Ärztemangel in Großbritannien Zahnarzt verzweifelt gesucht
Großbritannien leidet unter einem massiven Mangel an Zahnärzten. Selbst Kinder werden in vielen Praxen nicht mehr aufgenommen. In ihrer Verzweiflung versuchen manche Patienten, sich selbst zu behandeln - mit drastischen Mitteln.
Der staatliche britische Gesundheitsdienst NHS ist völlig überfordert. Die BBC hat enthüllt, dass neun von zehn Zahnarztpraxen englandweit keine neuen Patienten mehr aufnehmen. Die Folge sind Schmerzen und verzweifelte Selbsthilfemaßnahmen von Menschen, die sich keine Privatbehandlung leisten können.
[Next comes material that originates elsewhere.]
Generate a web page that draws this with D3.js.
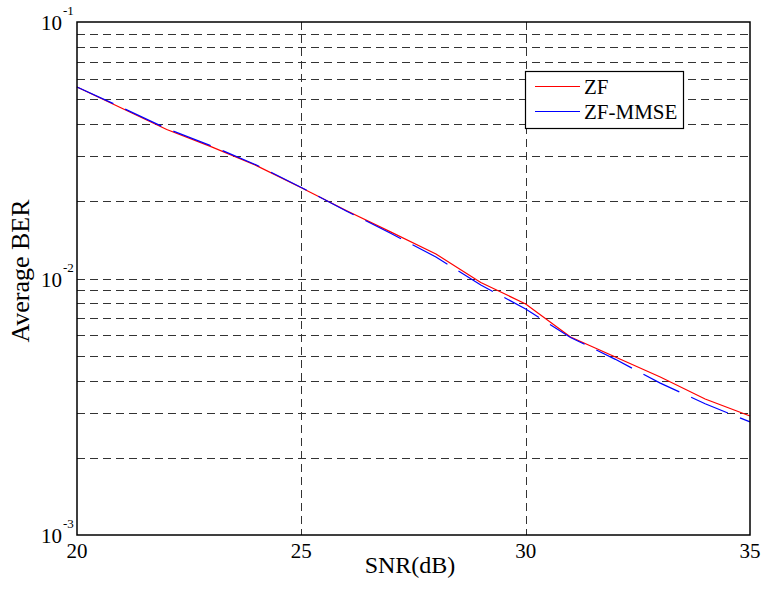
<!DOCTYPE html>
<html><head><meta charset="utf-8">
<script src="https://cdn.jsdelivr.net/npm/d3@7"></script>
<style>body{margin:0;background:#fff}svg{display:block}</style>
</head><body>
<svg id="c" width="763" height="590"></svg>
<script>
const snr = [20,21,22,23,24,25,26,27,28,29,30,31,32,33,34,35];
const berZF = [0.0558,0.0461,0.0381,0.0326,0.02755,0.0226,0.0184,0.01516,0.01246,0.00965,0.00796,0.00591,0.00494,0.00413,0.00339,0.00291];
const berZFMMSE = [0.0558,0.0464,0.0384,0.03285,0.0277,0.02264,0.01833,0.01498,0.01213,0.00943,0.00761,0.00589,0.00484,0.00391,0.00325,0.00276];
const xTicks = [20,25,30,35];
const yMajor = [1e-3,1e-2,1e-1];
const seriesNames = ["ZF","ZF-MMSE"];
const seriesColors = ["#ff0000","#0000ff"];

const L=77,R=750,T=22,B=535;
const svg=d3.select("#c");
const x=d3.scaleLinear().domain([20,35]).range([L,R]);
const y=d3.scaleLog().domain([1e-3,1e-1]).range([B,T]);
const font="'Liberation Serif','Times New Roman',serif";

// grid
const yGrid=[];
[1e-3,1e-2].forEach(d=>{for(let k=1;k<10;k++){const v=d*k; if(v>1e-3 && v<1e-1) yGrid.push(v);}});
svg.append("g").selectAll("line").data(yGrid).join("line")
  .attr("x1",L).attr("x2",R).attr("y1",d=>Math.round(y(d))+0.5).attr("y2",d=>Math.round(y(d))+0.5)
  .attr("stroke","#333").attr("stroke-width",1).attr("stroke-dasharray","8,5");
svg.append("g").selectAll("line").data(xTicks.filter(d=>d>20&&d<35)).join("line")
  .attr("x1",d=>Math.round(x(d))+0.5).attr("x2",d=>Math.round(x(d))+0.5).attr("y1",T).attr("y2",B)
  .attr("stroke","#333").attr("stroke-width",1).attr("stroke-dasharray","8,5");

// lines
const line=d3.line().x((d,i)=>x(snr[i])).y(d=>y(d));
svg.append("path").datum(berZF).attr("d",line).attr("fill","none")
  .attr("stroke",seriesColors[0]).attr("stroke-width",1.2);
svg.append("path").datum(berZFMMSE).attr("d",line).attr("fill","none")
  .attr("stroke",seriesColors[1]).attr("stroke-width",1.2).attr("stroke-dasharray","40,13");

// frame
svg.append("rect").attr("x",L).attr("y",T).attr("width",R-L).attr("height",B-T)
  .attr("fill","none").attr("stroke","#000").attr("stroke-width",1.5);

// x tick labels
svg.append("g").selectAll("text").data(xTicks).join("text")
  .attr("x",d=>x(d)).attr("y",B+23).attr("text-anchor","middle")
  .attr("font-family",font).attr("font-size",21).text(d=>d);

// y tick labels
const yl=svg.append("g").selectAll("g").data(yMajor).join("g");
yl.append("text").attr("x",62).attr("y",d=>y(d)+8).attr("text-anchor","end")
  .attr("font-family",font).attr("font-size",21).text("10");
yl.append("text").attr("x",63).attr("y",d=>y(d)-7)
  .attr("font-family",font).attr("font-size",13).text(d=>String(Math.round(Math.log10(d))));

// axis labels
svg.append("text").attr("x",410).attr("y",B+38).attr("text-anchor","middle")
  .attr("font-family",font).attr("font-size",24).text("SNR(dB)");
svg.append("text").attr("transform","translate(29,271) rotate(-90)").attr("text-anchor","middle")
  .attr("font-family",font).attr("font-size",26).text("Average BER");

// legend
const lg=svg.append("g");
lg.append("rect").attr("x",525.5).attr("y",71.5).attr("width",158).attr("height",57)
  .attr("fill","#fff").attr("stroke","#000").attr("stroke-width",1.2);
seriesNames.forEach((n,i)=>{
  const yy=86.5+25*i;
  lg.append("line").attr("x1",535).attr("x2",580).attr("y1",yy).attr("y2",yy)
    .attr("stroke",seriesColors[i]).attr("stroke-width",1.2);
  lg.append("text").attr("x",584).attr("y",yy+7).attr("font-family",font).attr("font-size",21).text(n);
});
</script>
</body></html>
Bei Denise Pile gibt es wieder mal Suppe zum Mittagessen - was für eine Überraschung, scherzt sie. Dabei ist der Rentnerin aus Cornwall das Lachen eigentlich längst vergangen: Seit vier Jahren wartet sie auf ein künstliches Gebiss. Sie hat kaum noch Backenzähne, immerhin Schneidezähne, aber selbst die wackeln, schildert sie der BBC:
"Ich kann nichts mehr beißen, noch nicht mal Tomaten oder kleingeschnittene Gurken. Alles zu hart. Nachdem ich fünfzig Jahre gearbeitet und Abgaben geleistet habe, wäre es doch nicht zu viel verlangt, einfach ein Gebiss zu bekommen."
Enorme Wartezeiten oder gar kein Termin
Denise Pile kann es sich wie viele Menschen mit Renten und niedrigen Einkommen nicht leisten, eine Zahnarztbehandlung aus eigener Tasche zu zahlen. Und Zahnarzttermine, die der nationale Gesundheitsdienst NHS subventioniert und bei denen nur eine geringe Zuzahlung nötig ist, sind zur Rarität geworden.
Neun von zehn NHS-Praxen englandweit nehmen keine neuen erwachsenen Patienten an, wie eine BBC-Recherche zeigt. Acht von zehn nehmen auch keine Kinder mehr neu an. Und auch für registrierte Patienten sind die Wartezeiten enorm.
Der Zahnarztverband klagt, viele Zahnmediziner seien überlastet und könnten mit den vom NHS gezahlten Pauschalen nur eine bestimmte Anzahl Patienten behandeln.
Shawn Charlwood von der British Dental Association rechnet vor, dass die staatlich finanzierten Pauschalen nur rund die Hälfte der Bevölkerung abdecken würden.
Viele Zahnärzte haben aufgehört
Die Pandemie hat die Situation verschärft, wegen geschlossener Praxen und verpasster Vorsorgetermine. Das Gesundheitsministerium erklärt, es habe zusätzliche 50 Millionen Pfund investiert, um die Corona-Wartelisten abzubauen. Aber es gibt einfach zu wenig Ärzte.
Rund zehn Prozent der Zahnärzte haben sich in den vergangenen Jahren aus NHS-Praxen zurückgezogen und behandeln nur noch privat - auch, weil sie ihre komplexe Arbeit durch die NHS-Pauschalen nicht genügend gewürdigt sehen. Doch der Zahnarztmangel hat aus Sicht von Shawn Charlwood noch einen weiteren Grund:
"Nach der Brexit-Entscheidung haben europäische Zahnärzte das Land in Richtung Heimat verlassen und sind nicht wiedergekommen. Das sind Tausende, und das hat die Lage zusätzlich verschärft."
Selbstbehandlung mit der Kneifzange
Joshua Keeling wurde von seiner Lebensgefährtin gebeten, ihr einen Zahn mit der Kneifzange zu ziehen, weil sie die Schmerzen nicht mehr aushielt. Eine furchtbare Situation. Darum hat er jetzt eine Unterschriftenaktion für bessere Versorgung gestartet. 180.000 Menschen haben schon unterschrieben.
Doch bis sich etwas ändert, werden Menschen weiter mit Feilen und Zangen ihre Zähne bearbeiten und zu gefährlicher Selbsthilfe greifen, schildert Louise Ansari von der Organisation Healthwatch England:
"Die Menschen leben mit Schmerzen und Angst, sie können nicht richtig essen und sprechen. Und in ihrer Verzweiflung kleben sie sich Kunstharz-Pfropfen mit Superkleber aufs Zahnfleisch."